* **Task description**
Below is some material; set it all down exactly, apart from the pictures.

= = = =

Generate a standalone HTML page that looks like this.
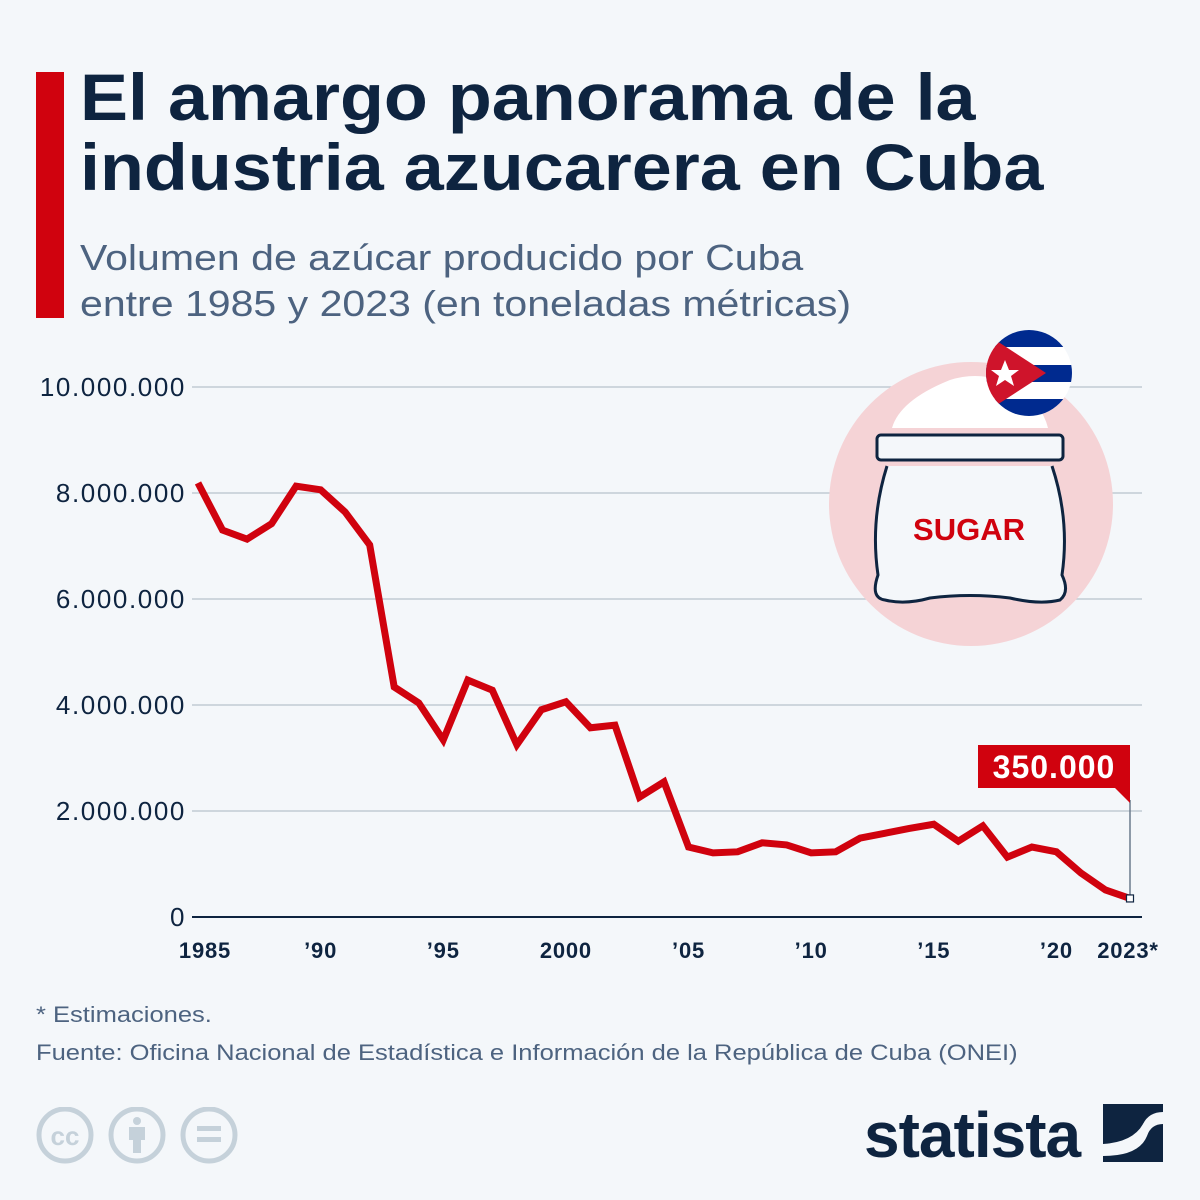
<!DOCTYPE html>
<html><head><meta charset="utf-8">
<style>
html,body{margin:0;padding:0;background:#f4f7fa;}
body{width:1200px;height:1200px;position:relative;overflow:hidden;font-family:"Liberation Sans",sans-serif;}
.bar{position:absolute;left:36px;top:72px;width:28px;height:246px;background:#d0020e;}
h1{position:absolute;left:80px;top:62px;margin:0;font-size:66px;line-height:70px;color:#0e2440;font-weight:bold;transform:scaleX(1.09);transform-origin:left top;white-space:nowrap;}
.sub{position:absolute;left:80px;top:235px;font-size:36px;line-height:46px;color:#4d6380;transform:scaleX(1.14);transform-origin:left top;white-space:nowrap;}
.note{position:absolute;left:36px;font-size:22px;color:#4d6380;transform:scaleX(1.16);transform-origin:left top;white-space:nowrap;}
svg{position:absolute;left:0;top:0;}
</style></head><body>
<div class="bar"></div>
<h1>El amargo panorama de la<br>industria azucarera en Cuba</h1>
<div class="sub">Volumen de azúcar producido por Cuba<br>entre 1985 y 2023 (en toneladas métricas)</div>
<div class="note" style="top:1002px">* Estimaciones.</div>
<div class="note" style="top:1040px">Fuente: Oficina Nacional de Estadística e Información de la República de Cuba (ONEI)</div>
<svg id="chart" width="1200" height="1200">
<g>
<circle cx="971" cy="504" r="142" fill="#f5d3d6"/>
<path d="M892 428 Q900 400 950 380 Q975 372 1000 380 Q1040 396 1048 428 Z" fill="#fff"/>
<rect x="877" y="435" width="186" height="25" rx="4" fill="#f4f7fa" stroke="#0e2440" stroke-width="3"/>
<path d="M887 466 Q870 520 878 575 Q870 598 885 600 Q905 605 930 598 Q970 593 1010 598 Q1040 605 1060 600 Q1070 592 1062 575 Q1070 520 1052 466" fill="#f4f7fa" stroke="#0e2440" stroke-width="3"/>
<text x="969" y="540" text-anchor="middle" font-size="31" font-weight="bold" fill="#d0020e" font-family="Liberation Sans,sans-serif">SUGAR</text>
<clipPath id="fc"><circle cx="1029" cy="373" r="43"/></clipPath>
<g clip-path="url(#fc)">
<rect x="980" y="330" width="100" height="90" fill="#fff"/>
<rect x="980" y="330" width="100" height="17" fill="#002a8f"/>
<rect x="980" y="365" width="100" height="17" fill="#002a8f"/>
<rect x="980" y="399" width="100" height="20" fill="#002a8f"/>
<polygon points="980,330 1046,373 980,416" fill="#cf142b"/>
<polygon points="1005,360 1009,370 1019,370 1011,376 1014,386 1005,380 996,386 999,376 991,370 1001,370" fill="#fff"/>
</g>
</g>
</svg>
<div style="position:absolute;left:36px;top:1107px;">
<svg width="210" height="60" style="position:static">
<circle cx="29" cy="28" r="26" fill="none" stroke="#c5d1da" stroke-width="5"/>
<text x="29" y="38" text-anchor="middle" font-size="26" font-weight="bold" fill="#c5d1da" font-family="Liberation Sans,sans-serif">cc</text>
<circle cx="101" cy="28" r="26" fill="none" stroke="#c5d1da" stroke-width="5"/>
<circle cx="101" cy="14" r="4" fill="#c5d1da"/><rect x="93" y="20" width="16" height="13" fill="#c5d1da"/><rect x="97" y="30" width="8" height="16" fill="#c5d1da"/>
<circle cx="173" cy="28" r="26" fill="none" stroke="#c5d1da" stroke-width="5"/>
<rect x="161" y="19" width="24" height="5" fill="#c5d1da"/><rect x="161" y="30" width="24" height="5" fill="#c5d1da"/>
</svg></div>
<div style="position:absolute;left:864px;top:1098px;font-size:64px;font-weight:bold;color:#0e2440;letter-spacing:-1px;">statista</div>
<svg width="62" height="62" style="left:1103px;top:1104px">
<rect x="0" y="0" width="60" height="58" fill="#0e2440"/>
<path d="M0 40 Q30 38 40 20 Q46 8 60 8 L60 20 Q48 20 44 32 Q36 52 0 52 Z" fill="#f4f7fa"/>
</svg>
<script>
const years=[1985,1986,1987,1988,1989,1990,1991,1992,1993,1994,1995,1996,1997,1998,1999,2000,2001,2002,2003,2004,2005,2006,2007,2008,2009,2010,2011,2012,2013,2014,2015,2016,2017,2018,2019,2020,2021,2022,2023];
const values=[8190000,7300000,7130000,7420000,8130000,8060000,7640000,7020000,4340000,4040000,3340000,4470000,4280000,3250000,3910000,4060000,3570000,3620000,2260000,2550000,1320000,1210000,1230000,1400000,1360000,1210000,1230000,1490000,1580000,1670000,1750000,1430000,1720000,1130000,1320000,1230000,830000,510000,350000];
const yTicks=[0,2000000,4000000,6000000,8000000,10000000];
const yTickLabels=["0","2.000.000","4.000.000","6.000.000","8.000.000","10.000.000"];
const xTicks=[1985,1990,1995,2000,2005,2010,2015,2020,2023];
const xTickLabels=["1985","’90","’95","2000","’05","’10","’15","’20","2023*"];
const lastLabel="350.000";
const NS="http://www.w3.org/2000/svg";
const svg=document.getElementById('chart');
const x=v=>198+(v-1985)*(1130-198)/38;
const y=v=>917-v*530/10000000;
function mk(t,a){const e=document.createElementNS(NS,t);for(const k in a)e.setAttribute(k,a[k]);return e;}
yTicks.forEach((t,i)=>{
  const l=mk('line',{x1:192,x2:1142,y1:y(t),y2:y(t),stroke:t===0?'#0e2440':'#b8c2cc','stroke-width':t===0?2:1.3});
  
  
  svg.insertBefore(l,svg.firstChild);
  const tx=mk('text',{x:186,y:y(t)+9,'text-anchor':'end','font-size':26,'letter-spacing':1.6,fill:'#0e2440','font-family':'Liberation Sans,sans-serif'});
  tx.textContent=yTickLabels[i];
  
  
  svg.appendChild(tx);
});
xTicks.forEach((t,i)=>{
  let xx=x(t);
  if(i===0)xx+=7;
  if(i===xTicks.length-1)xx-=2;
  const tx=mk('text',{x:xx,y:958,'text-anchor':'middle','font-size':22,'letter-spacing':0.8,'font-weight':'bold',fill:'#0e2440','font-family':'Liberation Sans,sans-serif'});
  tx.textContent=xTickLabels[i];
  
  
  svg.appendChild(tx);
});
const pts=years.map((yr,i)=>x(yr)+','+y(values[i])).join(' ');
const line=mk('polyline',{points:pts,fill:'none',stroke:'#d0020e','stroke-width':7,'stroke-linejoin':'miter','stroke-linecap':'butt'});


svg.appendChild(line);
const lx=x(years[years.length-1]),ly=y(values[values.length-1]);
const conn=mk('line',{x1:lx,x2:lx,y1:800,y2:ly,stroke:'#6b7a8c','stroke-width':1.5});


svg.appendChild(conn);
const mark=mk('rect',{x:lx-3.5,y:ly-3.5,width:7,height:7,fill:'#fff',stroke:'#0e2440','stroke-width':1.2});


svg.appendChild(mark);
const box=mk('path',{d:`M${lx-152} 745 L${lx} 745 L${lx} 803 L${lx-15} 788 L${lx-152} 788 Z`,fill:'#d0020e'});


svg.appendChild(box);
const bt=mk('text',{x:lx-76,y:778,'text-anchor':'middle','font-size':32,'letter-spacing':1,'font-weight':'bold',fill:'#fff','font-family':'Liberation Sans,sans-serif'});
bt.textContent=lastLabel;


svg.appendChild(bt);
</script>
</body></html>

= = = =

* **Output for this exercise**
Generate a standalone HTML page that looks like this.
<!DOCTYPE html>
<html><head><meta charset="utf-8">
<style>
html,body{margin:0;padding:0;background:#f4f7fa;}
body{width:1200px;height:1200px;position:relative;overflow:hidden;font-family:"Liberation Sans",sans-serif;}
.bar{position:absolute;left:36px;top:72px;width:28px;height:246px;background:#d0020e;}
h1{position:absolute;left:80px;top:62px;margin:0;font-size:66px;line-height:70px;color:#0e2440;font-weight:bold;transform:scaleX(1.09);transform-origin:left top;white-space:nowrap;}
.sub{position:absolute;left:80px;top:235px;font-size:36px;line-height:46px;color:#4d6380;transform:scaleX(1.14);transform-origin:left top;white-space:nowrap;}
.note{position:absolute;left:36px;font-size:22px;color:#4d6380;transform:scaleX(1.16);transform-origin:left top;white-space:nowrap;}
svg{position:absolute;left:0;top:0;}
</style></head><body>
<div class="bar"></div>
<h1>El amargo panorama de la<br>industria azucarera en Cuba</h1>
<div class="sub">Volumen de azúcar producido por Cuba<br>entre 1985 y 2023 (en toneladas métricas)</div>
<div class="note" style="top:1002px">* Estimaciones.</div>
<div class="note" style="top:1040px">Fuente: Oficina Nacional de Estadística e Información de la República de Cuba (ONEI)</div>
<svg id="chart" width="1200" height="1200">
<g>
<circle cx="971" cy="504" r="142" fill="#f5d3d6"/>
<path d="M892 428 Q900 400 950 380 Q975 372 1000 380 Q1040 396 1048 428 Z" fill="#fff"/>
<rect x="877" y="435" width="186" height="25" rx="4" fill="#f4f7fa" stroke="#0e2440" stroke-width="3"/>
<path d="M887 466 Q870 520 878 575 Q870 598 885 600 Q905 605 930 598 Q970 593 1010 598 Q1040 605 1060 600 Q1070 592 1062 575 Q1070 520 1052 466" fill="#f4f7fa" stroke="#0e2440" stroke-width="3"/>
<text x="969" y="540" text-anchor="middle" font-size="31" font-weight="bold" fill="#d0020e" font-family="Liberation Sans,sans-serif">SUGAR</text>
<clipPath id="fc"><circle cx="1029" cy="373" r="43"/></clipPath>
<g clip-path="url(#fc)">
<rect x="980" y="330" width="100" height="90" fill="#fff"/>
<rect x="980" y="330" width="100" height="17" fill="#002a8f"/>
<rect x="980" y="365" width="100" height="17" fill="#002a8f"/>
<rect x="980" y="399" width="100" height="20" fill="#002a8f"/>
<polygon points="980,330 1046,373 980,416" fill="#cf142b"/>
<polygon points="1005,360 1009,370 1019,370 1011,376 1014,386 1005,380 996,386 999,376 991,370 1001,370" fill="#fff"/>
</g>
</g>
</svg>
<div style="position:absolute;left:36px;top:1107px;">
<svg width="210" height="60" style="position:static">
<circle cx="29" cy="28" r="26" fill="none" stroke="#c5d1da" stroke-width="5"/>
<text x="29" y="38" text-anchor="middle" font-size="26" font-weight="bold" fill="#c5d1da" font-family="Liberation Sans,sans-serif">cc</text>
<circle cx="101" cy="28" r="26" fill="none" stroke="#c5d1da" stroke-width="5"/>
<circle cx="101" cy="14" r="4" fill="#c5d1da"/><rect x="93" y="20" width="16" height="13" fill="#c5d1da"/><rect x="97" y="30" width="8" height="16" fill="#c5d1da"/>
<circle cx="173" cy="28" r="26" fill="none" stroke="#c5d1da" stroke-width="5"/>
<rect x="161" y="19" width="24" height="5" fill="#c5d1da"/><rect x="161" y="30" width="24" height="5" fill="#c5d1da"/>
</svg></div>
<div style="position:absolute;left:864px;top:1098px;font-size:64px;font-weight:bold;color:#0e2440;letter-spacing:-1px;">statista</div>
<svg width="62" height="62" style="left:1103px;top:1104px">
<rect x="0" y="0" width="60" height="58" fill="#0e2440"/>
<path d="M0 40 Q30 38 40 20 Q46 8 60 8 L60 20 Q48 20 44 32 Q36 52 0 52 Z" fill="#f4f7fa"/>
</svg>
<script>
const years=[1985,1986,1987,1988,1989,1990,1991,1992,1993,1994,1995,1996,1997,1998,1999,2000,2001,2002,2003,2004,2005,2006,2007,2008,2009,2010,2011,2012,2013,2014,2015,2016,2017,2018,2019,2020,2021,2022,2023];
const values=[8190000,7300000,7130000,7420000,8130000,8060000,7640000,7020000,4340000,4040000,3340000,4470000,4280000,3250000,3910000,4060000,3570000,3620000,2260000,2550000,1320000,1210000,1230000,1400000,1360000,1210000,1230000,1490000,1580000,1670000,1750000,1430000,1720000,1130000,1320000,1230000,830000,510000,350000];
const yTicks=[0,2000000,4000000,6000000,8000000,10000000];
const yTickLabels=["0","2.000.000","4.000.000","6.000.000","8.000.000","10.000.000"];
const xTicks=[1985,1990,1995,2000,2005,2010,2015,2020,2023];
const xTickLabels=["1985","’90","’95","2000","’05","’10","’15","’20","2023*"];
const lastLabel="350.000";
const NS="http://www.w3.org/2000/svg";
const svg=document.getElementById('chart');
const x=v=>198+(v-1985)*(1130-198)/38;
const y=v=>917-v*530/10000000;
function mk(t,a){const e=document.createElementNS(NS,t);for(const k in a)e.setAttribute(k,a[k]);return e;}
yTicks.forEach((t,i)=>{
  const l=mk('line',{x1:192,x2:1142,y1:y(t),y2:y(t),stroke:t===0?'#0e2440':'#b8c2cc','stroke-width':t===0?2:1.3});
  
  
  svg.insertBefore(l,svg.firstChild);
  const tx=mk('text',{x:186,y:y(t)+9,'text-anchor':'end','font-size':26,'letter-spacing':1.6,fill:'#0e2440','font-family':'Liberation Sans,sans-serif'});
  tx.textContent=yTickLabels[i];
  
  
  svg.appendChild(tx);
});
xTicks.forEach((t,i)=>{
  let xx=x(t);
  if(i===0)xx+=7;
  if(i===xTicks.length-1)xx-=2;
  const tx=mk('text',{x:xx,y:958,'text-anchor':'middle','font-size':22,'letter-spacing':0.8,'font-weight':'bold',fill:'#0e2440','font-family':'Liberation Sans,sans-serif'});
  tx.textContent=xTickLabels[i];
  
  
  svg.appendChild(tx);
});
const pts=years.map((yr,i)=>x(yr)+','+y(values[i])).join(' ');
const line=mk('polyline',{points:pts,fill:'none',stroke:'#d0020e','stroke-width':7,'stroke-linejoin':'miter','stroke-linecap':'butt'});


svg.appendChild(line);
const lx=x(years[years.length-1]),ly=y(values[values.length-1]);
const conn=mk('line',{x1:lx,x2:lx,y1:800,y2:ly,stroke:'#6b7a8c','stroke-width':1.5});


svg.appendChild(conn);
const mark=mk('rect',{x:lx-3.5,y:ly-3.5,width:7,height:7,fill:'#fff',stroke:'#0e2440','stroke-width':1.2});


svg.appendChild(mark);
const box=mk('path',{d:`M${lx-152} 745 L${lx} 745 L${lx} 803 L${lx-15} 788 L${lx-152} 788 Z`,fill:'#d0020e'});


svg.appendChild(box);
const bt=mk('text',{x:lx-76,y:778,'text-anchor':'middle','font-size':32,'letter-spacing':1,'font-weight':'bold',fill:'#fff','font-family':'Liberation Sans,sans-serif'});
bt.textContent=lastLabel;


svg.appendChild(bt);
</script>
</body></html>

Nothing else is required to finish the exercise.